YOUR OBJECTIVE: Each entry below must be repeated exactly, with pictures left out.

━━━━

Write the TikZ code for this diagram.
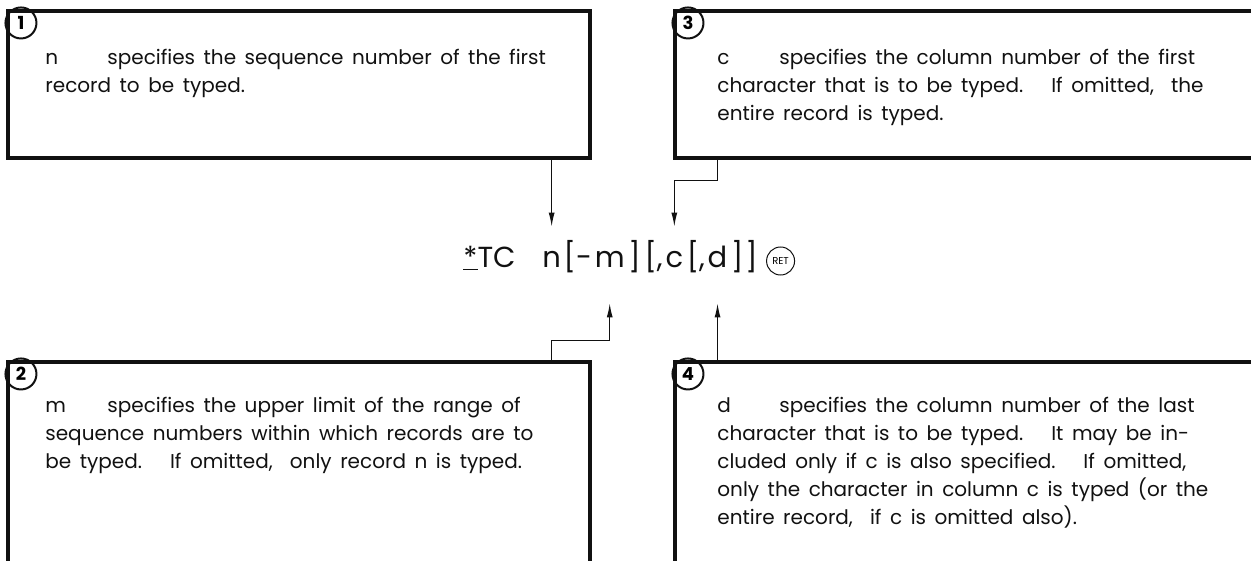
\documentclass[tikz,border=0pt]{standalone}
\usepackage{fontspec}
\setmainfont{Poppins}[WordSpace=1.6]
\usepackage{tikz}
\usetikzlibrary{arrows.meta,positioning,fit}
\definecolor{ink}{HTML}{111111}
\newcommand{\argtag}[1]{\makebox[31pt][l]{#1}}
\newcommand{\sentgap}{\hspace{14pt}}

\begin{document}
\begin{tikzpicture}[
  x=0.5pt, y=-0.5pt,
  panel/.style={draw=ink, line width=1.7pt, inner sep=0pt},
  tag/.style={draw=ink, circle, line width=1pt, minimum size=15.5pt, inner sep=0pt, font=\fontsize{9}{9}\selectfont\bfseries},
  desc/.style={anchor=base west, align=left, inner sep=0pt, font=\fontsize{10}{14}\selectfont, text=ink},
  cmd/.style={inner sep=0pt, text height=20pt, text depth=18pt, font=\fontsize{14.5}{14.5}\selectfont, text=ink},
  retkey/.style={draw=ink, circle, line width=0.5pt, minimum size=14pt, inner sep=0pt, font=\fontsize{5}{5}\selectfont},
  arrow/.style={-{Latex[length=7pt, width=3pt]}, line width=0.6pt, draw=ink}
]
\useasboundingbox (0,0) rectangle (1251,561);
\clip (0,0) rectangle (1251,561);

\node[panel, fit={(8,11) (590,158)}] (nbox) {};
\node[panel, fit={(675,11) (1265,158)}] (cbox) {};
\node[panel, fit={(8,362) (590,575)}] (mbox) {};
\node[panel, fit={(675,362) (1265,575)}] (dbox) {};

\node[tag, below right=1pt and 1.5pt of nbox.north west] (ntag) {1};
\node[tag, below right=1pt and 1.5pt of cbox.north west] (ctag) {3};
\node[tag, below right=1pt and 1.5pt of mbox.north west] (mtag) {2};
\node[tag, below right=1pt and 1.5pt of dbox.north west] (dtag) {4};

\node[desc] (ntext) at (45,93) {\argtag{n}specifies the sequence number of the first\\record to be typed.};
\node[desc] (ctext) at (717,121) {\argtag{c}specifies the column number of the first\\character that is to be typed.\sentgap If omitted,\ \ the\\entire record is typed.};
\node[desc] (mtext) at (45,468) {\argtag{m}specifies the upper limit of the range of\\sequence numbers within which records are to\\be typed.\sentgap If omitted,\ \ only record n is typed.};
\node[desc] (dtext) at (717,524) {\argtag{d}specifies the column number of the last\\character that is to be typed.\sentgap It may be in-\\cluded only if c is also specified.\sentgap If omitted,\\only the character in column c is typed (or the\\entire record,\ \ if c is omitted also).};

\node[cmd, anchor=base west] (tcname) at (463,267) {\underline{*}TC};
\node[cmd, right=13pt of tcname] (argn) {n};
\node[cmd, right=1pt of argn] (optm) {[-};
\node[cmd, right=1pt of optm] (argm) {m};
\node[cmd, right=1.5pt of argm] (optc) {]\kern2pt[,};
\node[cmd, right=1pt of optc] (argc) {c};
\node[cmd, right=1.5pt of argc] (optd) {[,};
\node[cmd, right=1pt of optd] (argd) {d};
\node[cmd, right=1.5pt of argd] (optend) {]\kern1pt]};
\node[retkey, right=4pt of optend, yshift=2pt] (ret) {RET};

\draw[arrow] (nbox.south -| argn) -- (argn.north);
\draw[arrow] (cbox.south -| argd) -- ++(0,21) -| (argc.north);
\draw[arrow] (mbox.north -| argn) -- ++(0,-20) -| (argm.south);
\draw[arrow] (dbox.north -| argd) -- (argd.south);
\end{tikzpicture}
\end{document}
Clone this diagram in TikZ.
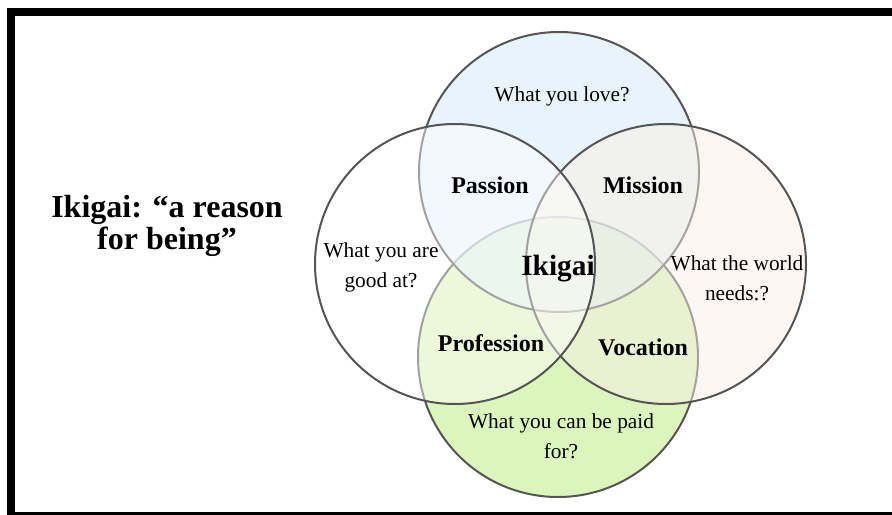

━━━━

FULL ANSWER:
Write the TikZ code for this diagram.
\documentclass[tikz,border=0pt]{standalone}
\usepackage{fontspec}
\setmainfont{Poppins}[WordSpace=1.6]
\usepackage{tikz}
\usetikzlibrary{arrows.meta,positioning,fit}
\definecolor{ink}{HTML}{111111}
\newcommand{\argtag}[1]{\makebox[31pt][l]{#1}}
\newcommand{\sentgap}{\hspace{14pt}}

\begin{document}
\begin{tikzpicture}[
  x=0.5pt, y=-0.5pt,
  panel/.style={draw=ink, line width=1.7pt, inner sep=0pt},
  tag/.style={draw=ink, circle, line width=1pt, minimum size=15.5pt, inner sep=0pt, font=\fontsize{9}{9}\selectfont\bfseries},
  desc/.style={anchor=base west, align=left, inner sep=0pt, font=\fontsize{10}{14}\selectfont, text=ink},
  cmd/.style={inner sep=0pt, text height=20pt, text depth=18pt, font=\fontsize{14.5}{14.5}\selectfont, text=ink},
  retkey/.style={draw=ink, circle, line width=0.5pt, minimum size=14pt, inner sep=0pt, font=\fontsize{5}{5}\selectfont},
  arrow/.style={-{Latex[length=7pt, width=3pt]}, line width=0.6pt, draw=ink}
]
\useasboundingbox (0,0) rectangle (1251,561);
\clip (0,0) rectangle (1251,561);

\node[panel, fit={(8,11) (590,158)}] (nbox) {};
\node[panel, fit={(675,11) (1265,158)}] (cbox) {};
\node[panel, fit={(8,362) (590,575)}] (mbox) {};
\node[panel, fit={(675,362) (1265,575)}] (dbox) {};

\node[tag, below right=1pt and 1.5pt of nbox.north west] (ntag) {1};
\node[tag, below right=1pt and 1.5pt of cbox.north west] (ctag) {3};
\node[tag, below right=1pt and 1.5pt of mbox.north west] (mtag) {2};
\node[tag, below right=1pt and 1.5pt of dbox.north west] (dtag) {4};

\node[desc] (ntext) at (45,93) {\argtag{n}specifies the sequence number of the first\\record to be typed.};
\node[desc] (ctext) at (717,121) {\argtag{c}specifies the column number of the first\\character that is to be typed.\sentgap If omitted,\ \ the\\entire record is typed.};
\node[desc] (mtext) at (45,468) {\argtag{m}specifies the upper limit of the range of\\sequence numbers within which records are to\\be typed.\sentgap If omitted,\ \ only record n is typed.};
\node[desc] (dtext) at (717,524) {\argtag{d}specifies the column number of the last\\character that is to be typed.\sentgap It may be in-\\cluded only if c is also specified.\sentgap If omitted,\\only the character in column c is typed (or the\\entire record,\ \ if c is omitted also).};

\node[cmd, anchor=base west] (tcname) at (463,267) {\underline{*}TC};
\node[cmd, right=13pt of tcname] (argn) {n};
\node[cmd, right=1pt of argn] (optm) {[-};
\node[cmd, right=1pt of optm] (argm) {m};
\node[cmd, right=1.5pt of argm] (optc) {]\kern2pt[,};
\node[cmd, right=1pt of optc] (argc) {c};
\node[cmd, right=1.5pt of argc] (optd) {[,};
\node[cmd, right=1pt of optd] (argd) {d};
\node[cmd, right=1.5pt of argd] (optend) {]\kern1pt]};
\node[retkey, right=4pt of optend, yshift=2pt] (ret) {RET};

\draw[arrow] (nbox.south -| argn) -- (argn.north);
\draw[arrow] (cbox.south -| argd) -- ++(0,21) -| (argc.north);
\draw[arrow] (mbox.north -| argn) -- ++(0,-20) -| (argm.south);
\draw[arrow] (dbox.north -| argd) -- (argd.south);
\end{tikzpicture}
\end{document}
Clone this diagram in TikZ.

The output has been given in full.